## start

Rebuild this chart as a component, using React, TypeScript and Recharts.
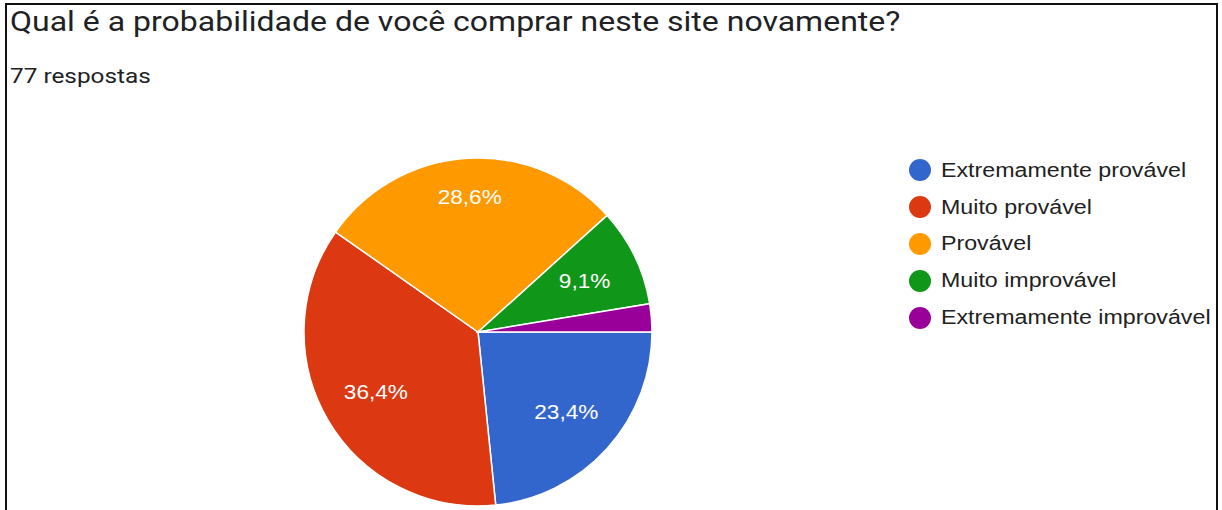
import React from "react";
import { PieChart, Pie, Cell, Legend } from "recharts";

const categories = [
  "Extremamente provável",
  "Muito provável",
  "Provável",
  "Muito improvável",
  "Extremamente improvável",
];
const counts = [18, 28, 22, 7, 2];
const colors = ["#3366CC", "#DC3912", "#FF9900", "#109618", "#990099"];
const title = "Qual é a probabilidade de você comprar neste site novamente?";
const subtitle = "77 respostas";

const data = categories.map((name, i) => ({ name, value: counts[i] }));
const total = counts.reduce((a, b) => a + b, 0);

const RAD = Math.PI / 180;
const STRETCH = 1.16;

const renderLabel = (props: any) => {
  const { cx, cy, midAngle, outerRadius, value } = props;
  const pct = (value / total) * 100;
  if (pct < 5) return null;
  const s = Math.sin(-midAngle * RAD);
  const c = Math.cos(-midAngle * RAD);
  // labels near the vertical axis sit a little further out
  const r = outerRadius * (0.68 + 0.1 * Math.pow(Math.abs(s), 8));
  const x = cx + r * c;
  const y = cy + r * s;
  return (
    <text
      transform={`translate(${x},${y}) scale(${STRETCH},1)`}
      x={0}
      y={0}
      fill="#ffffff"
      textAnchor="middle"
      dominantBaseline="central"
      fontFamily="Arial, 'Liberation Sans', sans-serif"
      fontSize={19.5}
    >
      {pct.toFixed(1).replace(".", ",") + "%"}
    </text>
  );
};

const renderLegend = () => (
  <div style={{ fontFamily: "Arial, 'Liberation Sans', sans-serif", fontSize: 19.5, color: "#222222" }}>
    {data.map((d, i) => (
      <div key={d.name} style={{ display: "flex", alignItems: "center", height: 36.8 }}>
        <span
          style={{
            display: "inline-block",
            width: 22,
            height: 22,
            borderRadius: "50%",
            background: colors[i],
            marginRight: 10,
            flex: "none",
          }}
        />
        <span
          style={{
            display: "inline-block",
            whiteSpace: "nowrap",
            transform: `scaleX(${STRETCH + 0.03})`,
            transformOrigin: "left center",
          }}
        >
          {d.name}
        </span>
      </div>
    ))}
  </div>
);

export default function App() {
  return (
    <div
      style={{
        position: "absolute",
        left: 0,
        top: 0,
        width: 1222,
        height: 510,
        background: "#ffffff",
        overflow: "hidden",
      }}
    >
      <div
        style={{
          position: "absolute",
          left: 5,
          top: 3,
          width: 1213,
          height: 520,
          border: "2.5px solid #111111",
          boxSizing: "border-box",
        }}
      />
      <div
        style={{
          position: "absolute",
          left: 10,
          top: 8,
          fontFamily: "Roboto, Arial, sans-serif",
          fontSize: 28,
          lineHeight: 1,
          color: "#202124",
          whiteSpace: "nowrap",
          transform: "scaleX(1.143)",
          transformOrigin: "left top",
        }}
      >
        {title}
      </div>
      <div
        style={{
          position: "absolute",
          left: 10,
          top: 66,
          fontFamily: "Roboto, Arial, sans-serif",
          fontSize: 21,
          lineHeight: 1,
          color: "#202124",
          whiteSpace: "nowrap",
          transform: `scaleX(${STRETCH})`,
          transformOrigin: "left top",
        }}
      >
        {subtitle}
      </div>
      <div style={{ position: "absolute", left: 0, top: 0 }}>
        <PieChart width={1222} height={510} margin={{ top: 0, right: 0, bottom: 0, left: 0 }}>
          <Pie
            data={data}
            dataKey="value"
            nameKey="name"
            cx={478}
            cy={332}
            outerRadius={174}
            startAngle={0}
            endAngle={-360}
            stroke="#ffffff"
            strokeWidth={1.5}
            label={renderLabel}
            labelLine={false}
            isAnimationActive={false}
          >
            {data.map((d, i) => (
              <Cell key={d.name} fill={colors[i]} />
            ))}
          </Pie>
          <Legend
            content={renderLegend}
            wrapperStyle={{ position: "absolute", left: 909, top: 152, width: 310 }}
          />
        </PieChart>
      </div>
    </div>
  );
}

## end

▸ What the task requires
Look for lines containing the string "React" and copy them all.

▸ The result
Rebuild this chart as a component, using React, TypeScript and Recharts.
import React from "react";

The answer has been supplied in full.